The main characters are a group of Florida teens - high school leavers failed by the local education system, but who are obsessed with space travel  - and a disgraced former astronaut they almost kill when driving along the beach at night while he is lying on it in a drunken stupor. When it becomes clear that the United States will be beaten to land humans on Mars by China, they put together a space ship of their own, pretty much out of junk, and set of to arrive before the Chinese.

This pretty ludicrous plot is clearly a parody of Heinlein, and by bringing in girls and making his characters flawed, Varley makes pretty obvious points about the some of the more obvious limitations of the earlier man's work.

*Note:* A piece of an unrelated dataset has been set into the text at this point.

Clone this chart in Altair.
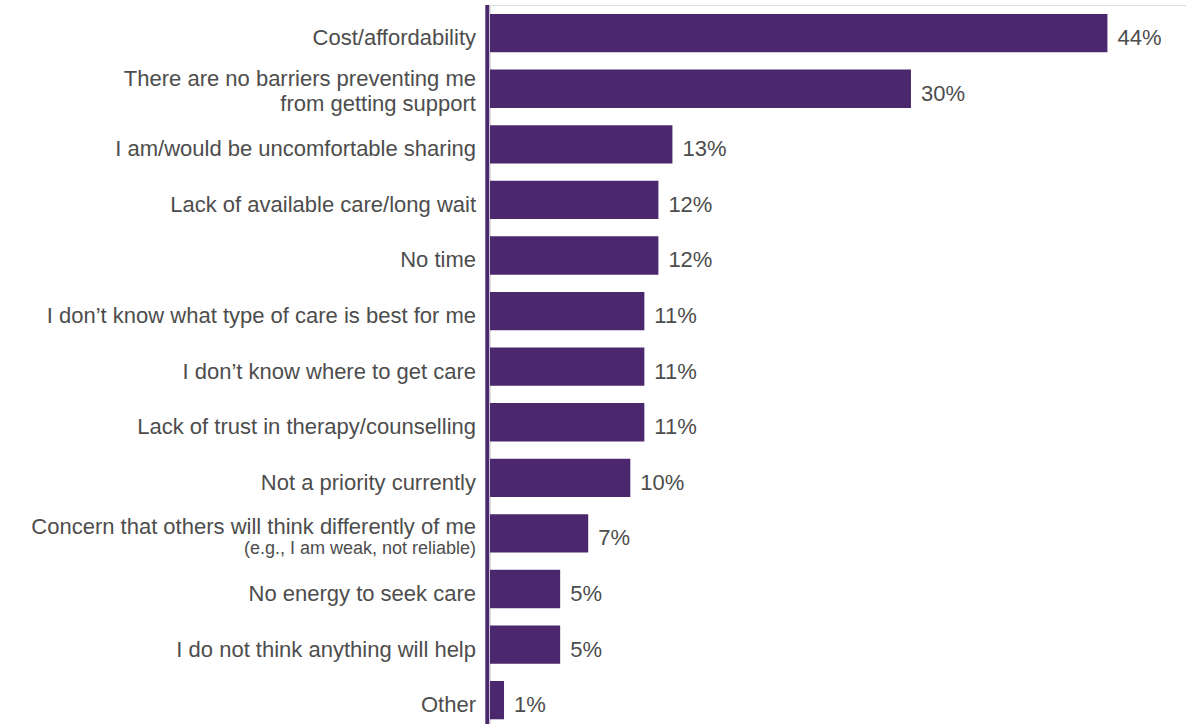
import altair as alt
import pandas as pd

categories = [
    "Cost/affordability",
    "There are no barriers preventing me from getting support",
    "I am/would be uncomfortable sharing",
    "Lack of available care/long wait",
    "No time",
    "I don’t know what type of care is best for me",
    "I don’t know where to get care",
    "Lack of trust in therapy/counselling",
    "Not a priority currently",
    "Concern that others will think differently of me (e.g., I am weak, not reliable)",
    "No energy to seek care",
    "I do not think anything will help",
    "Other",
]
values = [44, 30, 13, 12, 12, 11, 11, 11, 10, 7, 5, 5, 1]

# label lines: (category index, text, kind)
label_category_index = [0, 1, 1, 2, 3, 4, 5, 6, 7, 8, 9, 9, 10, 11, 12]
label_texts = [
    "Cost/affordability",
    "There are no barriers preventing me",
    "from getting support",
    "I am/would be uncomfortable sharing",
    "Lack of available care/long wait",
    "No time",
    "I don’t know what type of care is best for me",
    "I don’t know where to get care",
    "Lack of trust in therapy/counselling",
    "Not a priority currently",
    "Concern that others will think differently of me",
    "(e.g., I am weak, not reliable)",
    "No energy to seek care",
    "I do not think anything will help",
    "Other",
]
label_kinds = [
    "single", "top", "bottom", "single", "single", "single", "single", "single",
    "single", "single", "main", "note", "single", "single", "single",
]

PURPLE = "#4B286D"
TEXT = "#4d4d4d"
FONT = "Liberation Sans"

bars_df = pd.DataFrame({
    "category": categories,
    "value": values,
    "label": [f"{v}%" for v in values],
})
labels_df = pd.DataFrame({
    "category": [categories[i] for i in label_category_index],
    "text": label_texts,
    "kind": label_kinds,
})

W, H = 696, 719
xscale = alt.Scale(domain=[0, 49.6], nice=False, zero=True)
yscale = alt.Scale(paddingInner=0.311, paddingOuter=0.1235, align=0.657)

y_enc = alt.Y("category:N", sort=categories, scale=yscale, axis=None)

bars = alt.Chart(bars_df).mark_bar(color=PURPLE).encode(
    x=alt.X("value:Q", scale=xscale, axis=None),
    y=y_enc,
)

values_text = alt.Chart(bars_df).mark_text(
    align="left", baseline="alphabetic", dx=10, dy=12,
    font=FONT, fontSize=22, color=TEXT,
).encode(
    x=alt.X("value:Q", scale=xscale, axis=None),
    y=y_enc,
    text="label:N",
)

def label_layer(kind, dy, size):
    return alt.Chart(labels_df).transform_filter(
        alt.datum.kind == kind
    ).mark_text(
        align="right", baseline="alphabetic", dy=dy,
        font=FONT, fontSize=size, color=TEXT,
    ).encode(
        x=alt.value(-14),
        y=y_enc,
        text="text:N",
    )

axis_line = alt.Chart(pd.DataFrame({"a": [0]})).mark_rule(
    color=PURPLE, strokeWidth=4
).encode(
    x=alt.value(-2.7),
    y=alt.value(0),
    y2=alt.value(H + 5),
)

chart = alt.layer(
    bars,
    values_text,
    label_layer("single", 12, 22),
    label_layer("top", -3, 22),
    label_layer("bottom", 22, 22),
    label_layer("main", 1, 22),
    label_layer("note", 21, 18),
    axis_line,
).properties(
    width=W,
    height=H,
    autosize=alt.AutoSizeParams(type="none"),
    padding={"left": 490, "top": 5, "right": 0, "bottom": 0},
).configure_view(stroke=None).configure(background="white")

chart.save("out.html", embed_options={"renderer": "svg", "actions": False})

The unlikelihood that teens and a broken man can succeed in an enterprise which stretches the richest nations on Earth is made even more obvious because it is founded on an impossibility, the discovery of a new kind of propulsion, described as "free energy" - a perpetual motion machine.

And yet, the reader is drawn in, and much about Red Thunder is charming and enjoyable in much the same way as Heinlein can be. The parody is partly to tell us that Varley is aware of Heinlein's faults; everything else about his novel really seems to tell us that Varley likes his books anyway.

Three of my favourite science fiction books have very heavy debts owing to Heinlein: Ender's Game; Orbital Resonance; and Saturn's Children. Red Thunder is not quite as good as any of these, but is less serious in tone, so it is a lighter read (not that any of the others are particularly heavy). I enjoyed it a lot, which is not something I always feel about Varley's fiction; it could well be the most fun of any of his novels. My rating: 8/10.